The number of shows that are beloved by fans but are cancelled seems to be evidence against your hypothesis. Reality is more complicated than "please the old fans, and you will succeed because they'll rave about it."

I also take issue with the notion that gender or race-swapping tends to piss off old fans. You mean it pisses off some vocal fans and fans who scream "woke" at every little thing? It's not a given that old fans will be pissed off by a gender or race swap, as the general reaction to Villeneuve's Dune shows.

Also, I find it really strange that people are still talking as if big studios can still produce things like it's the 1990s. Having an all-white cast is simply impractical in much of the West, in more ways than one.

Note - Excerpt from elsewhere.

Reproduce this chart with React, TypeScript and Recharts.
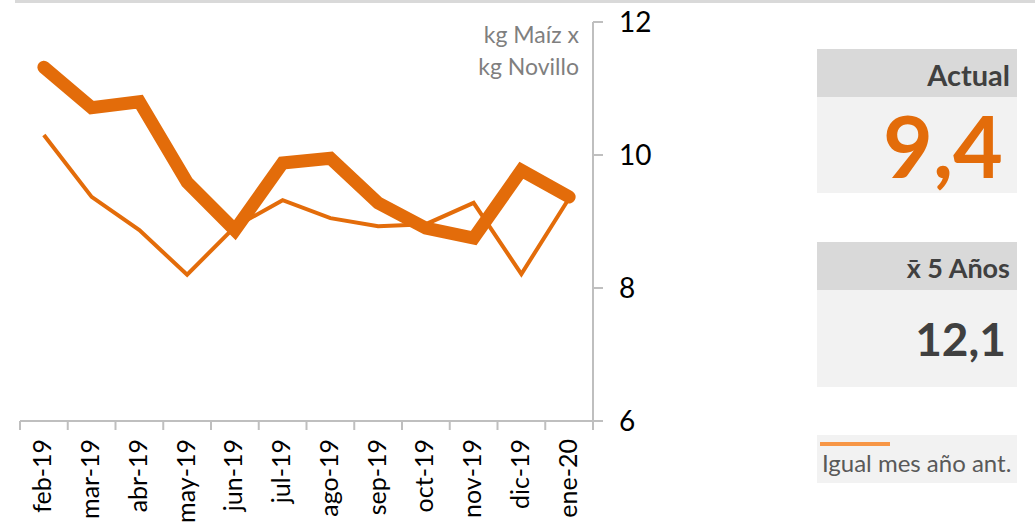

So if you're against 'woke' changes, then what you're really saying is that you'd rather see no new adaptations of older works unless it's done by people in an all-white country.
 
In all these cases the author or their estates gave permission for the adaptions or the remakes to be made and they have far more moral right to the works than "fans".
In the case of Pippi Longstocking when changes were made to remove language now considered racially offensive fans objected even though Astrid Lindgren's heirs approved.
 
In all these cases the author or their estates gave permission for the adaptions or the remakes to be made and they have far more moral right to the works than "fans".
In the case of Pippi Longstocking when changes were made to remove language now considered racially offensive fans objected even though Astrid Lindgren's heirs approved.
Heck, fans were pissed at George Lucas for "ruining" his own creation when he made the prequel trilogy for Star Wars.